Now, as we relaxed the constraints of the deterministic model and introduced an error term $$\epsilon$$, we run into another problem. There are infinitely many regression lines that fulfill the specifications of the probabilistic model.

Obviously, we need a strategy to select that particular regression line, which corresponds to the best model in order to describe the data. In this section we discuss on one of the most popular methods to achieve that task, the so called ordinary least squares method (OLS).

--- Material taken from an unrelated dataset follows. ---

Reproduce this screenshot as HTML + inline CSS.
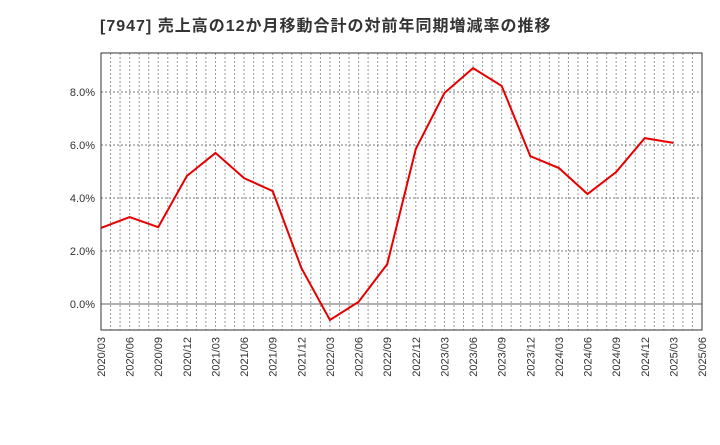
<!DOCTYPE html>
<html><head><meta charset="utf-8"><style>
body{margin:0;background:#fff;}
svg text{font-family:"Liberation Sans","Noto Sans CJK JP",sans-serif;}
</style></head><body>
<svg width="720" height="440">
<text x="100" y="31" font-size="16" letter-spacing="1" font-weight="bold" fill="#333">[7947]  売上高の12か月移動合計の対前年同期増減率の推移</text>
<g id="grid"></g>
<g id="axes"></g>
<polyline id="line" fill="none" stroke="#e60000" stroke-width="2"/>
<rect x="101" y="53" width="601" height="277" fill="none" stroke="#333" stroke-width="1"/>
</svg>
<script>
const categories=["2020/03","2020/06","2020/09","2020/12","2021/03","2021/06","2021/09","2021/12","2022/03","2022/06","2022/09","2022/12","2023/03","2023/06","2023/09","2023/12","2024/03","2024/06","2024/09","2024/12","2025/03","2025/06"];
const values=[2.87,3.28,2.9,4.83,5.7,4.75,4.26,1.36,-0.6,0.08,1.5,5.85,7.96,8.9,8.23,5.58,5.13,4.15,4.98,6.26,6.08];
const yTicks=[0,2,4,6,8];
const yTickLabels=["0.0%","2.0%","4.0%","6.0%","8.0%"];
const L=101,R=702,T=53,B=330,yMin=-0.98,yMax=9.47;
const step=(R-L)/(categories.length-1);
const xs=i=>L+i*step;
const ys=v=>B-(v-yMin)/(yMax-yMin)*(B-T);
const NS="http://www.w3.org/2000/svg";
const grid=document.getElementById('grid'),axes=document.getElementById('axes');
function mk(tag,a,p){const e=document.createElementNS(NS,tag);for(const k in a)e.setAttribute(k,a[k]);p.appendChild(e);return e;}
for(let m=1;m<(categories.length-1)*3;m++){
  const x=L+m*step/3;
  const l=mk('line',{x1:x,x2:x,y1:T,y2:B,stroke:'#999','stroke-dasharray':'2,2','stroke-width':1},grid);
  
  
}
yTicks.forEach((v,i)=>{
  const y=ys(v);
  const l=mk('line',{x1:L,x2:R,y1:y,y2:y,stroke:v===0?'#666':'#777','stroke-dasharray':v===0?'none':'2,2','stroke-width':1},grid);
  
  
  const t=mk('text',{x:L-6,y:y+4,'text-anchor':'end','font-size':11,fill:'#333'},axes);
  t.textContent=yTickLabels[i];
  
  
});
categories.forEach((c,i)=>{
  const x=xs(i);
  const t=mk('text',{x:x+4,y:337,'text-anchor':'end','font-size':11,fill:'#333',transform:`rotate(-90 ${x+4} 337)`},axes);
  t.textContent=c;
  
  
});
document.getElementById('line').setAttribute('points',values.map((v,i)=>xs(i)+','+ys(v)).join(' '));
</script>
</body></html>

As mentioned in the previous section for each particular pair of values $$(x_1,y_1)$$ the error $$e_i$$ is calculated by $$y_1-\hat y$$. In order to get the best fitting line for the given data the error sum of squares, denoted by SSE, is minimized.

$min\; SSE = \sum_{i=1}^n e_i^2=\sum_{i=1}^n (y - \hat y)^2$

For the simple linear model there exists an analytic solution for $$\beta_1$$

$\hat{\beta_1} = \frac{\sum_{i=1}^n ((x_i- \bar x) (y_i-\bar y))}{\sum_{i=1}^n (x_i-\bar x)^2} = \frac{cov(x,y)}{var(x)}\text{,}$

and $$\beta_0$$:

$\hat{\beta_0} = \bar y -\hat{\beta_1} \bar x$

The OLS gives the maximum likelihood estimate for $$\hat{\beta}$$ when the parameters have equal variance and are uncorrelated, and the residuals $$\epsilon$$ are uncorrelated and follow a Gaussian distribution (homoscedasticity).